On 2013-05-29 14:16, [email protected] wrote:
Hello all,
Well I asked this question a few days back under a sanity check
subject and it turned into more of a discussion on running pfSense in
a virtual environment so I am rephrasing the original question.

Running pfSense 2.0.3 on dedicated Hardware and I am working with my
current ISP to build a scenario like the following:
ISP ->pfSense WAN interface(redundant with CARP) listening on
65.251.xxx.xxx/29 -> LAN interface  69.169.xxx.xxx/27

The ISP will use one of the /29 host IPs for their router and
obviously I will need one IP for each of the WAN interfaces on the two
pfSense boxes and one for the first CARP ip.
That leaves me 2 "spare" addresses to use later.  I am planning to
use th ese down the road as a network segmentation scheme.
So, the ISP will configure their routers to direct all
69.169.xxx.xxx/27  traffic to my WAN interface at 65.251.xxx.xxx/29.

Here's the rub. If they have a *route* to 69.169.x.x/27 with a next-hop gateway of 65.251.a.b (your CARP IP, the subnet mask is irrelevant here), then this will work without forwarding at all - this is simply called "routing" and it happens magically once everything is set up - subject to firewall rules, that is.

I am "assuming" that from there I can simply port forward to the
69.169.xxx.xxx/27 addresses same as if they were private
192.168.0.0/24 addresses but with out NAT but, thisis where I am
unsure.  Do I set the forwarding rules destination as the
69.169.xxx.xxx/27 address even though this is on the LAN interface?
How to i tel the WAN interface that it is supposed to be listening for
the 69.169.xxx.xxx/27 addresses?

No. If you're routing, you are not port-forwarding. If you are port-forwarding from public IPs to (internal, unreachable) public IPs, you need to be shot - even a /27 is a valuable resource at this time. Also, port-forwarding REQUIRES NAT. It's inherent in the very nature of what port-forwarding is.

Am I missing anything that is gong to make this plan unfeasible?

Unfortunately, a good grasp of IP routing. You obviously understand NAT, which is a (very!) special case of IP routing.

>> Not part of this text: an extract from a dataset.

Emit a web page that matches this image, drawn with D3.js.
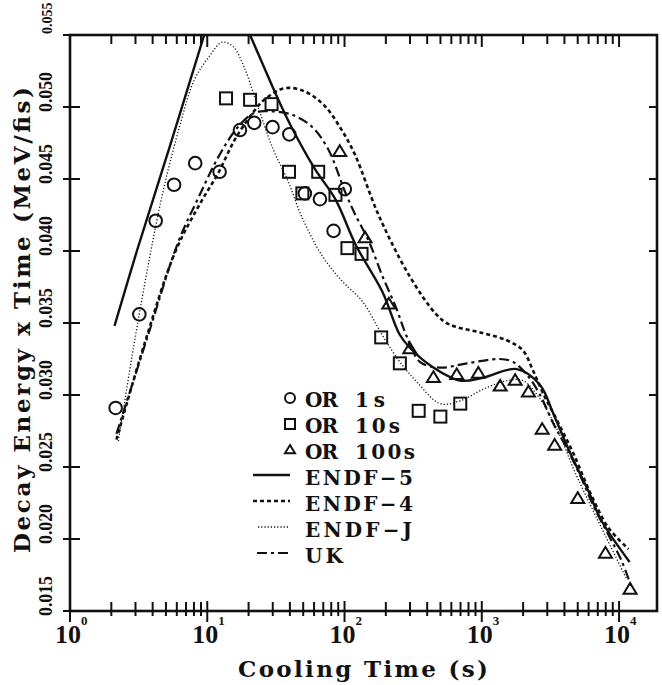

However, you are moving beyond the corner-case of NAT and you will learn that

In fact, your email could be used as an argument for "NAT is harmful to the internet" in various fora I've seen... oh, well, those horses are long gone and that barn door not only is still hanging wide open, it's been torched, stolen, dismantled and vaporized.

There is a good reason for doing this involving services (such as
sip) that do not play well with NAT and the fact that due to
architecture some virtual servers may be behind NAT within the
internal environment which would mean NAT'ing a NAT'ed address, never
a good thing.

Double-NATing actually works surprisingly well for most applications. SIP can be NAT'd quite successfully nowadays. I hope you aren't planning on making SIP phones connect directly to the internet? Nonetheless, avoiding NAT is always a good thing (IMHO).

You've got about 90% of the picture correct, but at this point you need to stop and figure out how to make this work with a router, not a firewall. Once you understand the router-only model, add the firewall notion back into the picture.

A firewall with NAT turned off and Allow-All-From-Any-To-Any-In-All-Directions rules is, essentially, just a router. Every firewall must be a router, inherently[1], so you don't need to go buy a router to do this: pfSense can do it quite nicely. In fact, on the System-->Advanced-->Firewall/NAT page, you'll find a checkbox "Disable all packet filtering" that does exactly this.

I strongly recommend you turn on that checkbox (at least in concept), and completely ignore the Firewall section of the GUI until you have everything figured out. This might be dangerous in reality, since that leaves you without a firewall... but I think you'll need to set up a lab system anyway to figure out how this will work.

I apologize, I don't know how to explain routing in one email (but I'd be happy to come teach a one-day seminar on it); it will actually be more difficult to understand routing because you *do* have experience with NAT... you will have to un-learn NAT before figuring out routing.


-Adam


[1]Application proxy firewalls, e.g. Gauntlet, are a different story.